Porém, para o livro ser lançado, Sue precisa da ajuda para cobrir as despesas com impressão e todo o trabalho editorial. As recompensas vão desde o nome de quem ajuda no financiamento nos agradecimentos do livro, e-book e livro físico até consultoria de slow content na prática com a Sue. O apoio começa em R$19. A meta é chegar a R$15 mil até dia 23 de dezembro, então falta pouco mais de uma semana para quem quiser ajudar.

Segundo ela, além do slow, a obra abordará outros temas, como democracia, racismo, marketing consciente e por que tratar dessas questões agora.

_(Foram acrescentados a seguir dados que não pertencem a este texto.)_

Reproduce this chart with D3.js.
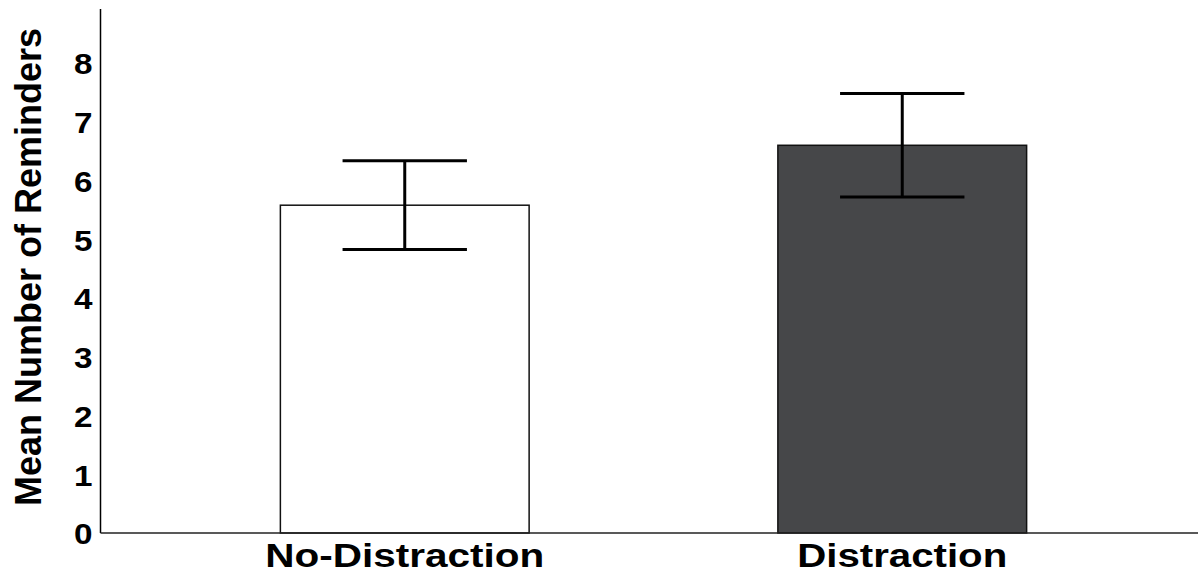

Para aprimorar ainda mais o debate, Sue indica quem cria de forma desacelerada ou ajuda nesse processo: Higor Neres, do Marketeiro de Quebrada, que ensina o marketing para a periferia; Fernanda Resende, que auxilia as pessoas a se apropriarem da própria singularidade, além de se expressarem de jeitos saudáveis na internet, no vestir e na vida; Moving Girls, marketing de comunidade para mulheres que constroem a própria história; Tiago, do Tira do Papel, que mostra como começar a criar conteúdo com constância e respeitando a saúde mental; Monique Evelle, que trabalha com criatividade e empreendedorismo, regados de reflexão; Bozoma Saint John, diretora de marketing global da plataforma de streaming Netflix e que já ocupou postos de chefia na Apple Music e Uber; M.M. Izidoro, diretor e roteirista do podcast AmarElo Prisma e que fala de criação consciente na internet; Isis Almeida, do Se Organiza, Bonita!, que mostra organização pessoal acessível, produtividade e autoestima para quem não tem grandes privilégios; e Matheus Ilt, criador de conteúdo desacelerado que faz pequenas reformas e Do It Yourself (DIY) — faça você mesmo —, além de ser apresentador do programa Arrasta Móveis no canal GNT.